Work to do
Could you repeat the records below exactly, leaving out any pictures?

- - - - -

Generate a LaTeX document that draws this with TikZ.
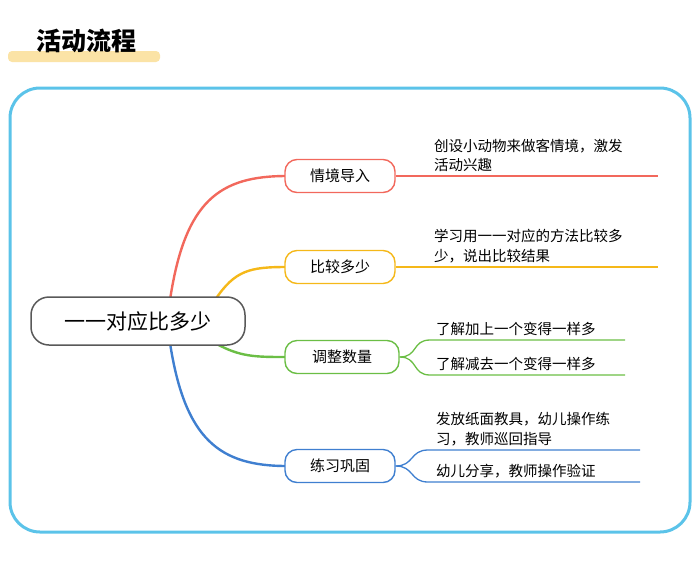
\documentclass[tikz,border=0pt]{standalone}
\usepackage{fontspec}
\setmainfont{Noto Sans CJK SC}
\usetikzlibrary{positioning}
\definecolor{frameblue}{HTML}{5BC3E9}
\definecolor{brred}{HTML}{F2685C}
\definecolor{bryellow}{HTML}{F5B819}
\definecolor{brgreen}{HTML}{6BBE45}
\definecolor{brblue}{HTML}{3F7FD0}
\definecolor{hiyellow}{HTML}{FBE3A6}
\tikzset{
  topic/.style={draw=#1, line width=1.4pt, rounded corners=12pt, minimum width=110pt, minimum height=33pt, font=\fontsize{15}{17}\selectfont, fill=white},
  note/.style={anchor=south west, align=left, inner sep=2pt, font=\fontsize{14.5}{19.5}\selectfont},
  branch/.style={line width=2.4pt, color=#1},
  twig/.style={line width=1.3pt, color=#1}
}
\begin{document}
\begin{tikzpicture}[x=1pt,y=-1pt]
  \useasboundingbox (0,0) rectangle (700,563);
  % title
  \fill[hiyellow, rounded corners=4pt] (8,51) rectangle (160,62);
  \node[font=\fontsize{25}{27}\bfseries\selectfont] (title) at (86,41) {活动流程};
  % frame
  \draw[frameblue, line width=3pt, rounded corners=30pt] (10,88) rectangle (690,532);
  % branches
  \draw[branch=brred] (170,300) .. controls (185,200) and (220,176) .. (287,176);
  \draw[branch=bryellow] (215,300) .. controls (235,270) and (250,267) .. (287,267);
  \draw[branch=brgreen] (215,343) .. controls (240,357) and (255,357) .. (287,357);
  \draw[branch=brblue] (170,343) .. controls (185,440) and (220,466) .. (287,466);
  % root
  \node[draw=gray!70!black, line width=1.5pt, rounded corners=18pt, minimum width=214pt, minimum height=48pt, fill=white, font=\fontsize{21}{23}\selectfont] (root) at (138,321) {一一对应比多少};
  % topics
  \node[topic=brred] (t1) at (340,176) {情境导入};
  \node[topic=bryellow] (t2) at (340,267) {比较多少};
  \node[topic=brgreen, minimum width=114pt] (t3) at (342,357) {调整数量};
  \node[topic=brblue] (t4) at (340,466) {练习巩固};
  % details
  \draw[twig=brred] (t1.east) -- (658,176);
  \node[note] (n1) at (432,174) {创设小动物来做客情境，激发\\活动兴趣};
  \draw[twig=bryellow] (t2.east) -- (658,267);
  \node[note] (n2) at (432,265) {学习用一一对应的方法比较多\\少，说出比较结果};
  \coordinate (g1) at (430,340);
  \coordinate (g2) at (430,375);
  \draw[twig=brgreen] (t3.east) .. controls (418,357) and (412,340) .. (g1) -- (625,340);
  \draw[twig=brgreen] (t3.east) .. controls (418,357) and (412,375) .. (g2) -- (625,375);
  \node[note] (n3) at (434,338) {了解加上一个变得一样多};
  \node[note] (n4) at (434,373) {了解减去一个变得一样多};
  \coordinate (b1) at (428,450);
  \coordinate (b2) at (428,482);
  \draw[twig=brblue] (t4.east) .. controls (414,466) and (410,450) .. (b1) -- (640,450);
  \draw[twig=brblue] (t4.east) .. controls (414,466) and (410,482) .. (b2) -- (640,482);
  \node[note] (n5) at (434,448) {发放纸面教具，幼儿操作练\\习，教师巡回指导};
  \node[note] (n6) at (434,480) {幼儿分享，教师操作验证};
\end{tikzpicture}
\end{document}
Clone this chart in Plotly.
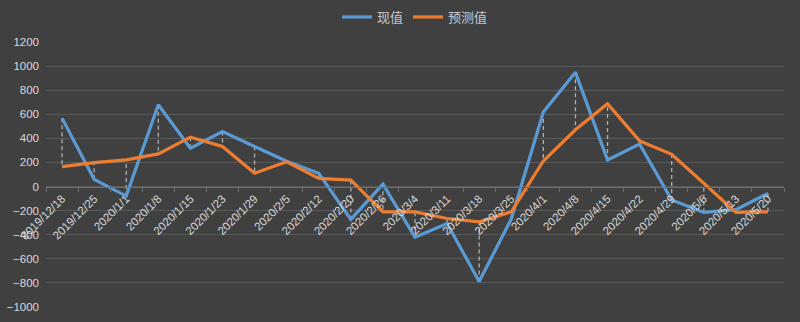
import plotly.graph_objects as go

# Weekly dates (category axis)
dates = ["2019/12/18", "2019/12/25", "2020/1/1", "2020/1/8", "2020/1/15", "2020/1/23",
         "2020/1/29", "2020/2/5", "2020/2/12", "2020/2/20", "2020/2/26", "2020/3/4",
         "2020/3/11", "2020/3/18", "2020/3/25", "2020/4/1", "2020/4/8", "2020/4/15",
         "2020/4/22", "2020/4/29", "2020/5/6", "2020/5/13", "2020/5/20"]

# 现值 (actual) and 预测值 (forecast)
actual = [568, 60, -79, 679, 318, 457, 332, 210, 110, -273, 20, -420,
          -307, -788, -270, 618, 948, 221, 352, -112, -215, -192, -57]
forecast = [165, 198, 221, 271, 410, 332, 110, 205, 68, 54, -210, -210,
            -265, -293, -210, 212, 471, 688, 379, 268, 27, -215, -210]

y_ticks = list(range(-1000, 1201, 200))

BG = "#404040"
GRID = "#5a5a5a"
TEXT = "#d9d9d9"
BLUE = "#5B9BD5"
ORANGE = "#ED7D31"

# High-low connectors between the two series at each date
hl_x, hl_y = [], []
for d, a, f in zip(dates, actual, forecast):
    hl_x += [d, d, None]
    hl_y += [a, f, None]

fig = go.Figure()
fig.add_trace(go.Scatter(x=hl_x, y=hl_y, mode="lines", showlegend=False,
                         hoverinfo="skip",
                         line=dict(color="#b0b0b0", width=1.3, dash="4px,3px")))
fig.add_trace(go.Scatter(x=dates, y=actual, mode="lines", name="现值",
                         line=dict(color=BLUE, width=3.2)))
fig.add_trace(go.Scatter(x=dates, y=forecast, mode="lines", name="预测值",
                         line=dict(color=ORANGE, width=3.2)))

y_min, y_max = -1000, 1200
fig.update_layout(
    width=800, height=322,
    margin=dict(l=46, r=16, t=42, b=15, autoexpand=False),
    paper_bgcolor=BG, plot_bgcolor=BG,
    font=dict(family="Liberation Sans, Arial, sans-serif", size=11, color=TEXT),
    showlegend=True,
    legend=dict(orientation="h", x=0.5, xanchor="center",
                yref="container", y=1 - 17 / 322, yanchor="middle",
                font=dict(family="Noto Sans CJK SC", size=13, color="#c8c8c8"),
                itemwidth=30, bgcolor="rgba(0,0,0,0)"),
    xaxis=dict(type="category", categoryorder="array", categoryarray=dates,
               range=[-0.5, len(dates) - 0.5], automargin=False,
               anchor="free", position=(0 - y_min) / (y_max - y_min),
               showline=True, linecolor="#6e6e6e", linewidth=1,
               ticks="outside", tickson="boundaries", ticklen=4,
               tickcolor="#6e6e6e", tickwidth=1,
               showgrid=False, zeroline=False,
               tickangle=-45, tickfont=dict(size=11.5, color=TEXT)),
    yaxis=dict(range=[y_min, y_max], tickvals=y_ticks, automargin=False,
               showgrid=True, gridcolor=GRID, gridwidth=1,
               zeroline=False, showline=False, ticks="",
               ticklabelstandoff=6, tickfont=dict(size=11.5, color=TEXT)),
)

fig.write_html("out.html")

- - - - -

Response to this task
Generate a LaTeX document that draws this with TikZ.
\documentclass[tikz,border=0pt]{standalone}
\usepackage{fontspec}
\setmainfont{Noto Sans CJK SC}
\usetikzlibrary{positioning}
\definecolor{frameblue}{HTML}{5BC3E9}
\definecolor{brred}{HTML}{F2685C}
\definecolor{bryellow}{HTML}{F5B819}
\definecolor{brgreen}{HTML}{6BBE45}
\definecolor{brblue}{HTML}{3F7FD0}
\definecolor{hiyellow}{HTML}{FBE3A6}
\tikzset{
  topic/.style={draw=#1, line width=1.4pt, rounded corners=12pt, minimum width=110pt, minimum height=33pt, font=\fontsize{15}{17}\selectfont, fill=white},
  note/.style={anchor=south west, align=left, inner sep=2pt, font=\fontsize{14.5}{19.5}\selectfont},
  branch/.style={line width=2.4pt, color=#1},
  twig/.style={line width=1.3pt, color=#1}
}
\begin{document}
\begin{tikzpicture}[x=1pt,y=-1pt]
  \useasboundingbox (0,0) rectangle (700,563);
  % title
  \fill[hiyellow, rounded corners=4pt] (8,51) rectangle (160,62);
  \node[font=\fontsize{25}{27}\bfseries\selectfont] (title) at (86,41) {活动流程};
  % frame
  \draw[frameblue, line width=3pt, rounded corners=30pt] (10,88) rectangle (690,532);
  % branches
  \draw[branch=brred] (170,300) .. controls (185,200) and (220,176) .. (287,176);
  \draw[branch=bryellow] (215,300) .. controls (235,270) and (250,267) .. (287,267);
  \draw[branch=brgreen] (215,343) .. controls (240,357) and (255,357) .. (287,357);
  \draw[branch=brblue] (170,343) .. controls (185,440) and (220,466) .. (287,466);
  % root
  \node[draw=gray!70!black, line width=1.5pt, rounded corners=18pt, minimum width=214pt, minimum height=48pt, fill=white, font=\fontsize{21}{23}\selectfont] (root) at (138,321) {一一对应比多少};
  % topics
  \node[topic=brred] (t1) at (340,176) {情境导入};
  \node[topic=bryellow] (t2) at (340,267) {比较多少};
  \node[topic=brgreen, minimum width=114pt] (t3) at (342,357) {调整数量};
  \node[topic=brblue] (t4) at (340,466) {练习巩固};
  % details
  \draw[twig=brred] (t1.east) -- (658,176);
  \node[note] (n1) at (432,174) {创设小动物来做客情境，激发\\活动兴趣};
  \draw[twig=bryellow] (t2.east) -- (658,267);
  \node[note] (n2) at (432,265) {学习用一一对应的方法比较多\\少，说出比较结果};
  \coordinate (g1) at (430,340);
  \coordinate (g2) at (430,375);
  \draw[twig=brgreen] (t3.east) .. controls (418,357) and (412,340) .. (g1) -- (625,340);
  \draw[twig=brgreen] (t3.east) .. controls (418,357) and (412,375) .. (g2) -- (625,375);
  \node[note] (n3) at (434,338) {了解加上一个变得一样多};
  \node[note] (n4) at (434,373) {了解减去一个变得一样多};
  \coordinate (b1) at (428,450);
  \coordinate (b2) at (428,482);
  \draw[twig=brblue] (t4.east) .. controls (414,466) and (410,450) .. (b1) -- (640,450);
  \draw[twig=brblue] (t4.east) .. controls (414,466) and (410,482) .. (b2) -- (640,482);
  \node[note] (n5) at (434,448) {发放纸面教具，幼儿操作练\\习，教师巡回指导};
  \node[note] (n6) at (434,480) {幼儿分享，教师操作验证};
\end{tikzpicture}
\end{document}
Clone this chart in Plotly.
import plotly.graph_objects as go

# Weekly dates (category axis)
dates = ["2019/12/18", "2019/12/25", "2020/1/1", "2020/1/8", "2020/1/15", "2020/1/23",
         "2020/1/29", "2020/2/5", "2020/2/12", "2020/2/20", "2020/2/26", "2020/3/4",
         "2020/3/11", "2020/3/18", "2020/3/25", "2020/4/1", "2020/4/8", "2020/4/15",
         "2020/4/22", "2020/4/29", "2020/5/6", "2020/5/13", "2020/5/20"]

# 现值 (actual) and 预测值 (forecast)
actual = [568, 60, -79, 679, 318, 457, 332, 210, 110, -273, 20, -420,
          -307, -788, -270, 618, 948, 221, 352, -112, -215, -192, -57]
forecast = [165, 198, 221, 271, 410, 332, 110, 205, 68, 54, -210, -210,
            -265, -293, -210, 212, 471, 688, 379, 268, 27, -215, -210]

y_ticks = list(range(-1000, 1201, 200))

BG = "#404040"
GRID = "#5a5a5a"
TEXT = "#d9d9d9"
BLUE = "#5B9BD5"
ORANGE = "#ED7D31"

# High-low connectors between the two series at each date
hl_x, hl_y = [], []
for d, a, f in zip(dates, actual, forecast):
    hl_x += [d, d, None]
    hl_y += [a, f, None]

fig = go.Figure()
fig.add_trace(go.Scatter(x=hl_x, y=hl_y, mode="lines", showlegend=False,
                         hoverinfo="skip",
                         line=dict(color="#b0b0b0", width=1.3, dash="4px,3px")))
fig.add_trace(go.Scatter(x=dates, y=actual, mode="lines", name="现值",
                         line=dict(color=BLUE, width=3.2)))
fig.add_trace(go.Scatter(x=dates, y=forecast, mode="lines", name="预测值",
                         line=dict(color=ORANGE, width=3.2)))

y_min, y_max = -1000, 1200
fig.update_layout(
    width=800, height=322,
    margin=dict(l=46, r=16, t=42, b=15, autoexpand=False),
    paper_bgcolor=BG, plot_bgcolor=BG,
    font=dict(family="Liberation Sans, Arial, sans-serif", size=11, color=TEXT),
    showlegend=True,
    legend=dict(orientation="h", x=0.5, xanchor="center",
                yref="container", y=1 - 17 / 322, yanchor="middle",
                font=dict(family="Noto Sans CJK SC", size=13, color="#c8c8c8"),
                itemwidth=30, bgcolor="rgba(0,0,0,0)"),
    xaxis=dict(type="category", categoryorder="array", categoryarray=dates,
               range=[-0.5, len(dates) - 0.5], automargin=False,
               anchor="free", position=(0 - y_min) / (y_max - y_min),
               showline=True, linecolor="#6e6e6e", linewidth=1,
               ticks="outside", tickson="boundaries", ticklen=4,
               tickcolor="#6e6e6e", tickwidth=1,
               showgrid=False, zeroline=False,
               tickangle=-45, tickfont=dict(size=11.5, color=TEXT)),
    yaxis=dict(range=[y_min, y_max], tickvals=y_ticks, automargin=False,
               showgrid=True, gridcolor=GRID, gridwidth=1,
               zeroline=False, showline=False, ticks="",
               ticklabelstandoff=6, tickfont=dict(size=11.5, color=TEXT)),
)

fig.write_html("out.html")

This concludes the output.